Something else that I've been reminded of - years ago James Moran mentioned in a blog post that while you might say you don't have time to write, you still find time to watch television every night, or read a book (I can't find the link sorry, so just go and read his Big
Writing FAQ again instead). I feel like the living embodiment of this point, having hardly looked at a television or seen my ever supportive wife all month. On the other hand I've written about 26,000 words of prose. It's amazing what you can do when you try, eh?

Due to the
Heartlands deadline, and with a heavy heart, I've decided to abandon my secret target word count of 65,000 words. My new ambition is to finish (hit 50k) by November 25th to give me a full week to work on my Heartlands entry. A full week, you scoff. Yes, a full week. Luckily I have just the draft zero script for this competition sitting in a draw. I've been meaning to do something with it for ages but now the opportunity has come knocking it's time to make it shine.


Tuesday, November 08, 2011

Set Course for the Red Planet!

How curious, here was I just throwing together a post about my progress with NaNoWriMo so far and what I might do next month when BOOM! Scribosphere superstar guru Danny Stack throws down something more exciting to blog about.

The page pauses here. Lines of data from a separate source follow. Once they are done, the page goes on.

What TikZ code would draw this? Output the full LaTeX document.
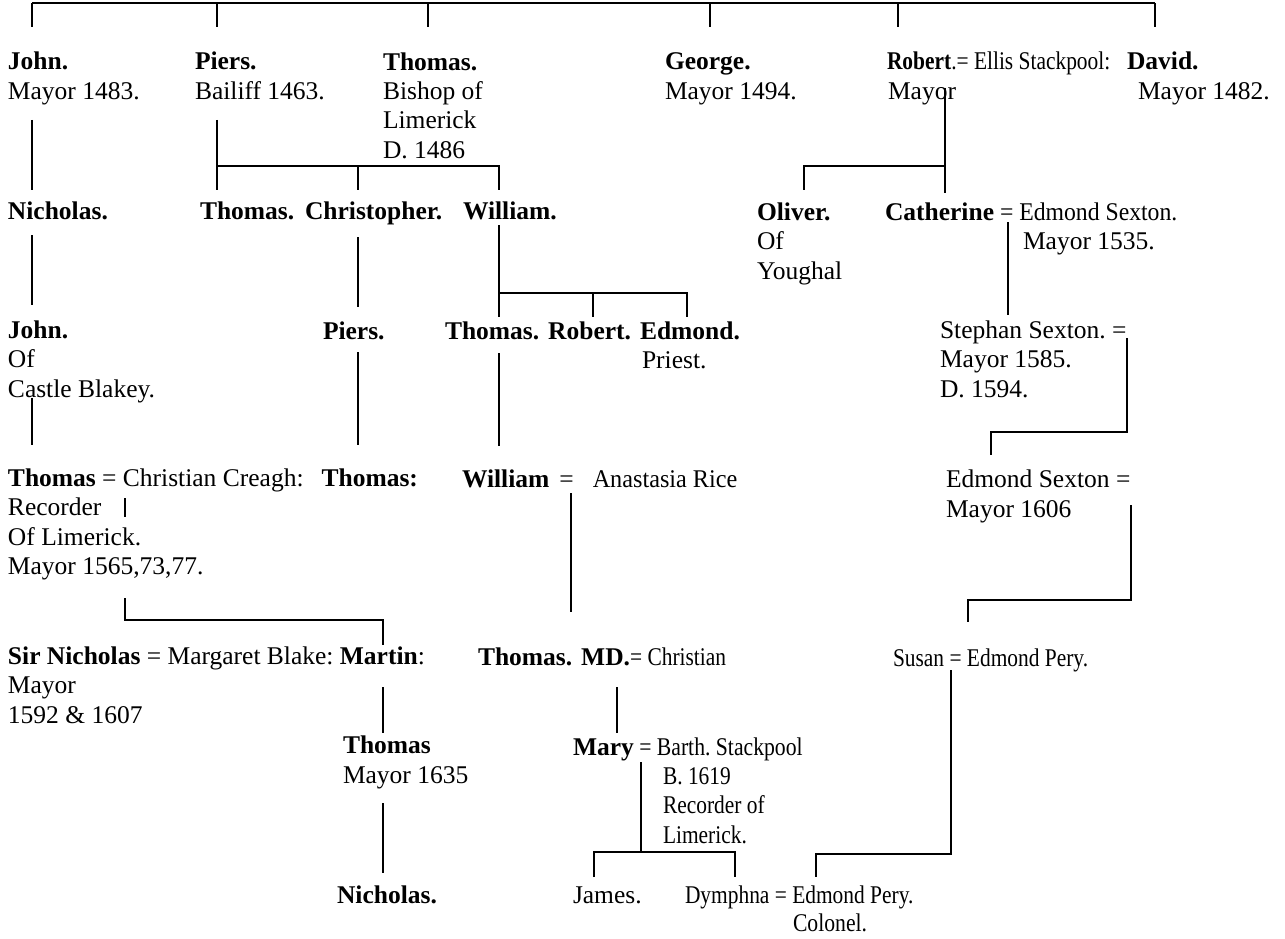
\documentclass[tikz,border=0pt]{standalone}
\usepackage{fontspec}
\setmainfont{Liberation Serif}
\newcommand{\narrowtxt}[2][0.84]{\scalebox{#1}[1]{#2}}
\frenchspacing
\begin{document}
\begin{tikzpicture}[x=1pt,y=-1pt,line width=1.6pt,
  person/.style={anchor=base west,inner sep=0pt,outer sep=0pt,align=left,
    font=\fontsize{25.5}{29.5}\selectfont}]
\useasboundingbox[fill=white] (0,0) rectangle (1285,939);
% ---------- row 1 ----------
\node[person] (john1) at (8,99.5) {\textbf{John.}\\Mayor 1483.};
\node[person] (piers1) at (195,99.5) {\textbf{Piers.}\\Bailiff 1463.};
\node[person] (thomas1) at (383,158.5) {\textbf{Thomas.}\\Bishop of\\Limerick\\D. 1486};
\node[person] (george) at (665,99.5) {\textbf{George.}\\Mayor 1494.};
\node[person] (robert) at (887,70) {\narrowtxt{\textbf{Robert}.= Ellis Stackpool:}};
\node[person] (robertm) at (888,99.5) {Mayor};
\node[person] (david) at (1127,70) {\textbf{David.}};
\node[person] (davidm) at (1138,99.5) {Mayor 1482.};
% ---------- row 2 ----------
\node[person] (nich1) at (8,219) {\textbf{Nicholas.}};
\node[person] (thomas2) at (200,219) {\textbf{Thomas.}};
\node[person] (christ) at (305,219) {\textbf{Christopher.}};
\node[person] (william1) at (463,219) {\textbf{William.}};
\node[person] (oliver) at (757,279) {\textbf{Oliver.}\\Of\\Youghal};
\node[person] (cath) at (885,220) {\textbf{Catherine}\narrowtxt[0.93]{ = Edmond Sexton.}};
\node[person] (cathm) at (1023,249.5) {Mayor 1535.};
% ---------- row 3 ----------
\node[person] (john2) at (8,397) {\textbf{John.}\\Of\\Castle Blakey.};
\node[person] (piers2) at (323,339) {\textbf{Piers.}};
\node[person] (tre) at (445,339) {\textbf{Thomas.\hspace{9pt}Robert.\hspace{9pt}Edmond.}};
\node[person] (priest) at (642,368) {Priest.};
\node[person] (stephan) at (940,397) {Stephan Sexton. =\\Mayor 1585.\\D. 1594.};
% ---------- row 4 ----------
\node[person] (thomas3) at (8,574.5) {\textbf{Thomas} = Christian Creagh:\hspace{18pt}\textbf{Thomas:}\\Recorder\\Of Limerick.\\Mayor 1565,73,77.};
\node[person] (william2) at (462,487) {\textbf{William}\hspace{10pt}=\hspace{19pt}\narrowtxt[0.95]{Anastasia Rice}};
\node[person] (edmond2) at (946,517) {Edmond Sexton =\\Mayor 1606};
% ---------- row 5 ----------
\node[person] (sirnich) at (8,723) {\textbf{Sir Nicholas} = Margaret Blake: \textbf{Martin}:\\Mayor\\1592 \& 1607};
\node[person] (thomasmd) at (478,665) {\textbf{Thomas.\hspace{9pt}MD.}\narrowtxt{= Christian}};
\node[person] (susan) at (893,666) {\narrowtxt{Susan = Edmond Pery.}};
% ---------- row 6 ----------
\node[person] (thomas4) at (343,783) {\textbf{Thomas}\\Mayor 1635};
\node[person] (mary) at (573,755) {\textbf{Mary}\narrowtxt[0.85]{ = Barth. Stackpool}};
\node[person] (barth1) at (663,784) {\narrowtxt{B. 1619}};
\node[person] (barth2) at (663,813.5) {\narrowtxt{Recorder of}};
\node[person] (barth3) at (663,843) {\narrowtxt{Limerick.}};
% ---------- row 7 ----------
\node[person] (nich2) at (337,903) {\textbf{Nicholas.}};
\node[person] (james) at (573,903) {James.};
\node[person] (dymphna) at (685,903) {\narrowtxt{Dymphna = Edmond Pery.}};
\node[person] (colonel) at (793,931) {\narrowtxt[0.85]{Colonel.}};
% ---------- connector points ----------
\coordinate (topL) at (32,3);
\coordinate (topR) at (1155,3);
\foreach \n/\x in {a/32,b/217,c/428,d/710,e/898,f/1155}
  \coordinate (tk\n) at (\x,27);
\coordinate (j1a) at (32,120);  \coordinate (j1b) at (32,190);
\coordinate (n1a) at (32,235);  \coordinate (n1b) at (32,305);
\coordinate (j2a) at (32,398);  \coordinate (j2b) at (32,445);
\coordinate (p1a) at (217,120); \coordinate (p1j) at (217,166);
\coordinate (p1b) at (217,190); \coordinate (c1) at (358,190);
\coordinate (w1) at (499,190);
\coordinate (ch1) at (358,237); \coordinate (ch2) at (358,307);
\coordinate (pi1) at (358,352); \coordinate (pi2) at (358,445);
\coordinate (wa) at (499,225);  \coordinate (wj) at (499,293);
\coordinate (wb) at (499,317);  \coordinate (rbt) at (593,317);
\coordinate (ebt) at (687,317);
\coordinate (tt1) at (499,353); \coordinate (tt2) at (499,446);
\coordinate (wr1) at (571,493); \coordinate (wr2) at (571,612);
\coordinate (ra) at (945,88);   \coordinate (rj) at (945,166);
\coordinate (rb) at (945,193);  \coordinate (ol) at (804,190);
\coordinate (ca1) at (1008,222); \coordinate (ca2) at (1008,315);
\coordinate (st1) at (1127,338); \coordinate (st2) at (1127,432);
\coordinate (es) at (991,455);
\coordinate (ed1) at (1131,505); \coordinate (ed2) at (1131,600);
\coordinate (su) at (968,622);
\coordinate (sn1) at (951,670); \coordinate (sn2) at (951,854);
\coordinate (dy) at (816,877);
\coordinate (rec1) at (125,498); \coordinate (rec2) at (125,517);
\coordinate (br1) at (125,598); \coordinate (br2) at (125,620);
\coordinate (mt) at (383,645);
\coordinate (ma1) at (383,687); \coordinate (ma2) at (383,733);
\coordinate (th1) at (383,803); \coordinate (th2) at (383,873);
\coordinate (md1) at (617,687); \coordinate (md2) at (617,733);
\coordinate (my1) at (641,762); \coordinate (my2) at (641,852);
\coordinate (ja) at (594,877);  \coordinate (dm) at (735,877);
% ---------- connectors ----------
\draw (topL) -- (topR);
\foreach \n in {a,b,c,d,e,f} \draw (tk\n |- topL) -- (tk\n);
\draw (j1a) -- (j1b);
\draw (n1a) -- (n1b);
\draw (j2a) -- (j2b);
\draw (p1a) -- (p1b);
\draw (p1j) -- (w1 |- p1j) -- (w1);
\draw (c1 |- p1j) -- (c1);
\draw (ch1) -- (ch2);
\draw (pi1) -- (pi2);
\draw (wa) -- (wb);
\draw (wj) -- (ebt |- wj) -- (ebt);
\draw (rbt |- wj) -- (rbt);
\draw (tt1) -- (tt2);
\draw (wr1) -- (wr2);
\draw (ra) -- (rb);
\draw (rj) -- (ol |- rj) -- (ol);
\draw (ca1) -- (ca2);
\draw (st1) -- (st2) -- (es |- st2) -- (es);
\draw (ed1) -- (ed2) -- (su |- ed2) -- (su);
\draw (sn1) -- (sn2) -- (dy |- sn2) -- (dy);
\draw (rec1) -- (rec2);
\draw (br1) -- (br2) -- (mt |- br2) -- (mt);
\draw (ma1) -- (ma2);
\draw (th1) -- (th2);
\draw (md1) -- (md2);
\draw (my1) -- (my2);
\draw (ja) -- (ja |- my2) -- (dm |- my2) -- (dm);
\end{tikzpicture}
\end{document}
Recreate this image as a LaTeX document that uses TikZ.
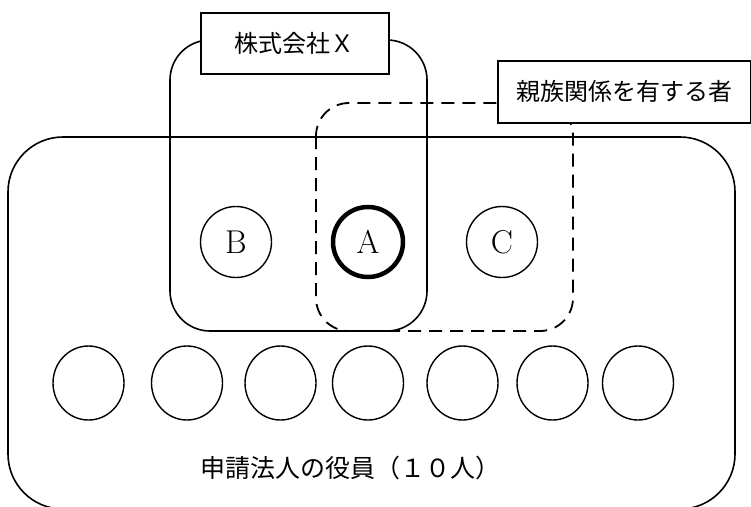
\documentclass[tikz,border=0pt]{standalone}
\usepackage{fontspec}
\newfontfamily\cjk{Noto Sans CJK JP}
\tikzset{
  frame/.style={draw, line width=1.6pt},
  dashframe/.style={draw, line width=1.8pt, dash pattern=on 13pt off 8pt},
  labelbox/.style={draw, line width=1.6pt, fill=white, rectangle, inner sep=0pt, anchor=north west,
    font=\cjk\fontsize{24}{28}\selectfont},
  person/.style={draw, line width=1.4pt, circle, inner sep=0pt, minimum size=71pt,
    font=\fontsize{33}{36}\selectfont},
  member/.style={draw, line width=1.4pt, ellipse, inner sep=0pt, minimum width=71pt, minimum height=74pt},
}
\usetikzlibrary{shapes.geometric}
\begin{document}
\begin{tikzpicture}[x=1pt,y=-1pt]
\useasboundingbox (0,0) rectangle (751,506);
\clip (0,0) rectangle (751,506);
% outer frame
\draw[frame, rounded corners=55pt] (8,137) rectangle (735,509);
% company X frame
\draw[frame, rounded corners=40pt] (170,40) rectangle (427,331);
% relatives frame
\draw[dashframe, rounded corners=33pt] (316,103) rectangle (573,331);
% labels
\node[labelbox, minimum width=188pt, minimum height=61pt] (lx) at (200,12) {株式会社Ｘ};
\node[labelbox, minimum width=253pt, minimum height=62pt] (lr) at (497,60) {親族関係を有する者};
% persons
\node[person] (b) at (236,242) {B};
\node[person, line width=4.5pt, minimum size=70pt] (a) at (368,242) {A};
\node[person] (c) at (502,242) {C};
% members
\node[member] (m1) at (88.5,383) {};
\node[member] (m2) at (187,383) {};
\node[member] (m3) at (280.5,383) {};
\node[member] (m4) at (368,383) {};
\node[member] (m5) at (462.5,383) {};
\node[member] (m6) at (552.5,383) {};
\node[member] (m7) at (638,383) {};
\node[font=\cjk\fontsize{25}{28}\selectfont] (t) at (350,468) {申請法人の役員（１０人）};
\end{tikzpicture}
\end{document}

Yes, it's that time again - Red Planet Prize 2011/2012

I'll let the man himself fill you in...

It's the best screenwriting competition in the world. Here's why:

- FREE to enter.

- A truly amazing prize: £5k, a script commission and an agent (if you don't already have one).

- Lots of opportunities and mentorship for the finalists.- Robert Thorogood, a finalist in the inaugural 2007 competition, developed his new BBC series 'Death in Paradise' via the Red Planet Prize.

- Many other finalists have launched their careers through the scheme and have worked, or are working, on other shows.

- Quite simply, it's a screenwriting competition by writers for writers.

Here's how it works:

- Submit the 1st ten pages of a 60-minute pilot or one-off 60-minute TV script. Any genre you want. A 100 word synopsis and a 16 word maximum logline is also required.

- If we like your first ten pages, we invite you to submit the entire script.

- A shortlist is compiled. A winner is chosen from an esteemed line-up of judges.

Full details and how to enter can be found on the website. And/or click here to read how and why the competition started.

Plenty of time to think of a new idea, polish the first ten pages to an inch of their life, AND have the entire script finished in case it gets chosen for the second round.


I'll be entering, of course, and so should you. It really is the best screenwriting competition out there.


NaNoWriMo week one has gone pretty well. Hopefully you can see that wee progress bar filling up daily over on the right there. I'm now a quarter of the way to the 50,000 word official target, although I've actually set myself a more challenging target of 65,000 words. I've been pleased with the amount I've been producing. I do have concerns about the quality of the work but hey,
that's what Draft Zero is all about.

Most of all I'm just pleased that I'm sitting at my desk every day and bashing out around 2,000 words. It's a long time since I've had a good spell like this and it really feels like a new start.

Even though I'm not accepting an award or anything, I'd like to thank my lovely wife (who is blogless but can usually be found on twitter) for all her support. She's always been enthusiastic about my writing but I'm sure I wouldn't have thrown myself into NaNoWriMo so wholeheartedly if it hadn't been for her encouragement.

I was only thinking this morning that come December, in the post NaNoWriMo glow, I might bash out a first draft on a feature idea I've had knocking around for a few months. Hear the sound of smashing window panes? Now I'll be working on a new TV script for the Red Planet prize - how exciting!